The fate of $U_A(1)$ and topological features of QCD at finite temperature

TL;DR

This study investigates whether the anomalous U(1) symmetry is restored during the chiral phase transition in QCD with two light quark flavors using lattice techniques, revealing it remains broken in the crossover region.

Contribution

First-principles lattice QCD analysis employing overlap fermions to examine U(1) symmetry restoration and topological features at finite temperature.

Findings

U(1) symmetry is not effectively restored in the chiral crossover region.

Finite size and cut-off effects significantly influence U(1) violation signals.

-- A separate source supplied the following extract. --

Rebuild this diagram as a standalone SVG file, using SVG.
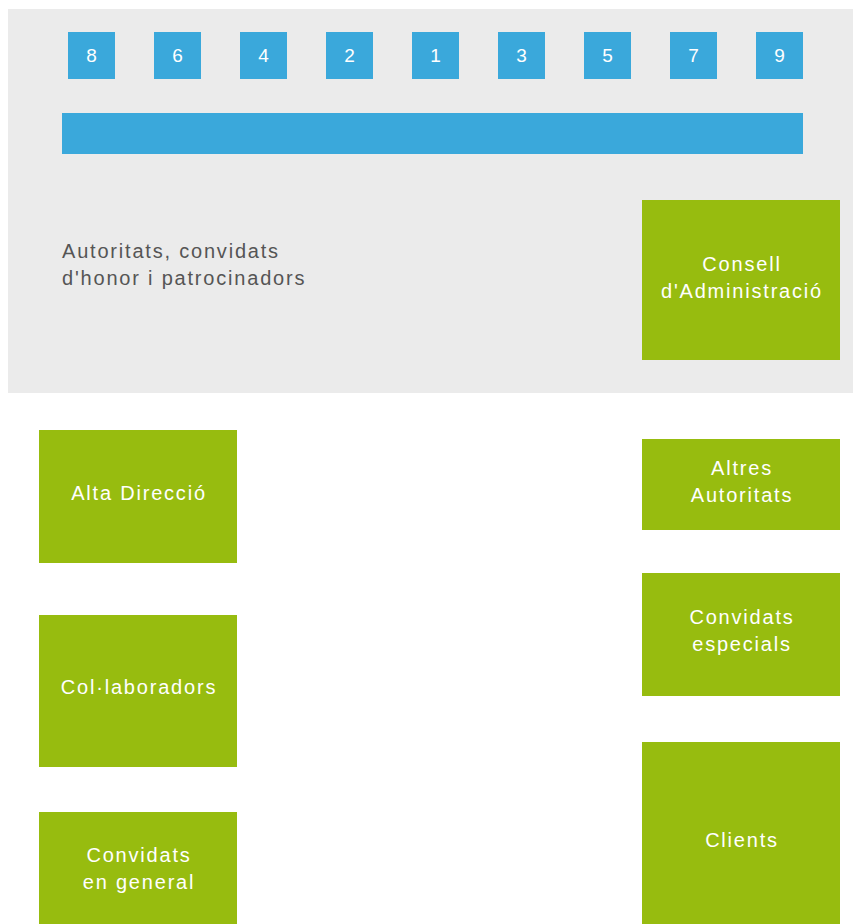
<svg xmlns="http://www.w3.org/2000/svg" width="853" height="924" viewBox="0 0 853 924">
<style>
.seat{fill:#3AA8DB}
.num{fill:#fff;font-family:"Liberation Sans",Arial,sans-serif;font-size:19px;text-anchor:middle}
.box{fill:#97BC0F}
.lbl{fill:#fff;font-family:"Liberation Sans",Arial,sans-serif;font-size:20px;text-anchor:middle;letter-spacing:1.8px}
.note{fill:#555;font-family:"Liberation Sans",Arial,sans-serif;font-size:20px;letter-spacing:1.8px}
</style>
<rect width="853" height="924" fill="#fff"/>
<g id="stage">
<rect x="8" y="9" width="845" height="384" fill="#EBEBEB"/>
</g>
<g id="seat-8"><rect class="seat" x="68" y="32" width="47" height="47"/><text class="num" x="91.5" y="62">8</text></g>
<g id="seat-6"><rect class="seat" x="154" y="32" width="47" height="47"/><text class="num" x="177.5" y="62">6</text></g>
<g id="seat-4"><rect class="seat" x="240" y="32" width="47" height="47"/><text class="num" x="263.5" y="62">4</text></g>
<g id="seat-2"><rect class="seat" x="326" y="32" width="47" height="47"/><text class="num" x="349.5" y="62">2</text></g>
<g id="seat-1"><rect class="seat" x="412" y="32" width="47" height="47"/><text class="num" x="435.5" y="62">1</text></g>
<g id="seat-3"><rect class="seat" x="498" y="32" width="47" height="47"/><text class="num" x="521.5" y="62">3</text></g>
<g id="seat-5"><rect class="seat" x="584" y="32" width="47" height="47"/><text class="num" x="607.5" y="62">5</text></g>
<g id="seat-7"><rect class="seat" x="670" y="32" width="47" height="47"/><text class="num" x="693.5" y="62">7</text></g>
<g id="seat-9"><rect class="seat" x="756" y="32" width="47" height="47"/><text class="num" x="779.5" y="62">9</text></g>
<g id="table"><rect class="seat" x="62" y="113" width="741" height="41"/></g>
<g id="autoritats-label">
<text class="note" x="62" y="258">Autoritats, convidats</text>
<text class="note" x="62" y="285">d'honor i patrocinadors</text>
</g>
<g id="consell"><rect class="box" x="642" y="200" width="198" height="160"/>
<text class="lbl" x="742" y="271">Consell</text><text class="lbl" x="742" y="298">d'Administració</text></g>
<g id="alta-direccio"><rect class="box" x="39" y="430" width="198" height="133"/>
<text class="lbl" x="139" y="500">Alta Direcció</text></g>
<g id="collaboradors"><rect class="box" x="39" y="615" width="198" height="152"/>
<text class="lbl" x="139" y="694">Col·laboradors</text></g>
<g id="convidats-general"><rect class="box" x="39" y="812" width="198" height="120"/>
<text class="lbl" x="139" y="862">Convidats</text><text class="lbl" x="139" y="889">en general</text></g>
<g id="altres-autoritats"><rect class="box" x="642" y="439" width="198" height="91"/>
<text class="lbl" x="742" y="475">Altres</text><text class="lbl" x="742" y="502">Autoritats</text></g>
<g id="convidats-especials"><rect class="box" x="642" y="573" width="198" height="123"/>
<text class="lbl" x="742" y="624">Convidats</text><text class="lbl" x="742" y="651">especials</text></g>
<g id="clients"><rect class="box" x="642" y="742" width="198" height="190"/>
<text class="lbl" x="742" y="847">Clients</text></g>
<g id="connectors"></g>
</svg>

Comparison with continuum extrapolated results supports the non-restoration conclusion.

Abstract

The nature of chiral phase transition for QCD with two light quark flavors is not yet completely resolved. This is primarily because one has to understand whether or not the anomalous U(1) symmetry in the flavor sector is effectively restored along with the chiral symmetry. Since the physics near the chiral phase transition is essentially non-perturbative, we employ first principles lattice techniques to address this issue. We use overlap fermions, which have exact chiral symmetry on the lattice, to probe the anomalous U(1) symmetry violation of 2+1 flavor dynamical QCD configurations with domain wall fermions. The latter also optimally preserves chiral and flavor symmetries on the lattice. We observe that the anomalous U(1) is not effectively restored in the chiral crossover region. We perform a systematic study of the finite size and cut-off effects since the signals of U(1) violation are sensitive to it. For the same reasons we also compare our results from the continuum extrapolated results of the QCD Dirac spectrum obtained from a different lattice discretization called Highly Improved Staggered Quarks. Our studies also provide a glimpse of the microscopic topological structures of the QCD medium that are responsible for the strongly interacting nature of the quark gluon plasma phase and related to the physics of confinement and chiral symmetry breaking.